The statement is that the plaintiffs “made a contract with the Paroneri Realty Company by T. J. Prosser its president and agent or with T. J. Prosser acting for himself.” At the time the lien was filed the plaintiffs were uncertain whether the title to the property was vested in the realty company or in Prosser. The contract was made with Prosser, and as a precaution the statements as to the ownership of the lot and the capacity in which Prosser acted, were stated in the alternative. We can conceive of no serious objection to this. Besides the abstract of th6 appellants shows that the only objection made against the admission of the lien paper in evidence was that the amount stated therein to be due was not a just and true account, an objection which is not urged in this court.

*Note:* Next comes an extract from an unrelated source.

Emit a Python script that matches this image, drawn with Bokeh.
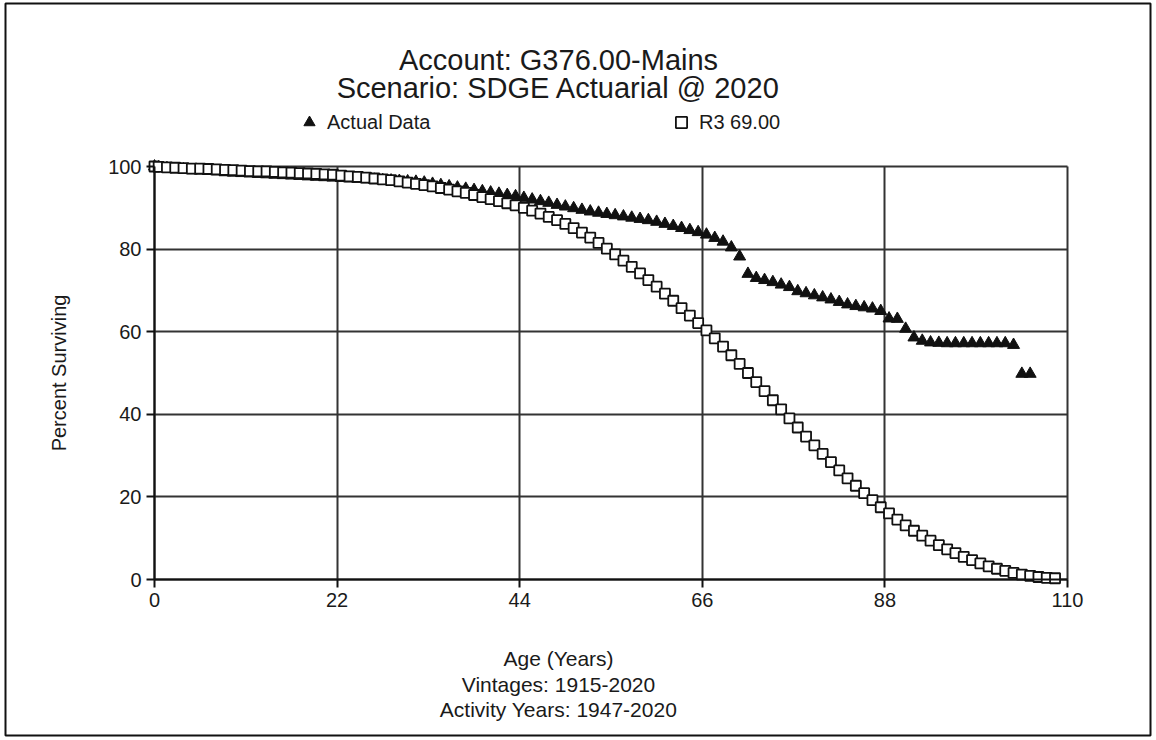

One of the grounds of the motion for new trial is that after the trial the officers of the realty company were for the first time informed by Prosser that prior to the filing of the lien paper the plaintiffs accepted the individual notes of Prosser in payment of their claim. As to this newly discovered evidence no diligence is shown, but on the contrary a lack of diligence to bring it out at the trial appears. The suit was brought in July, 1896; the answer was filed February 17, 1897, the trial was had November 8, 1897, and although Prosser was a party to the suit, employed attorneys and filed an answer, he neglected to communicate to his attorneys or to the officers of the realty company the important fact that he had settled the plaintiffs’ account by giving his individual notes, and that the notes were outstanding. Prosser lived in St. Louis county, where the suit was brought and tried, and he ought to have communicated the fact to his attorneys that his notes had been accepted in payment of the account sued on. Again, if a new trial should be granted it is not likely that there would be a different result on account of the newly discovered evidence. The plaintiffs filed counter affidavits, in which they state that the notes were accepted merely as collateral security for and not in payment of the account. Prosser’s actions make the truth of these statements highly probable. With the concurrence of the other judges the judgment of the circuit court will be affirmed.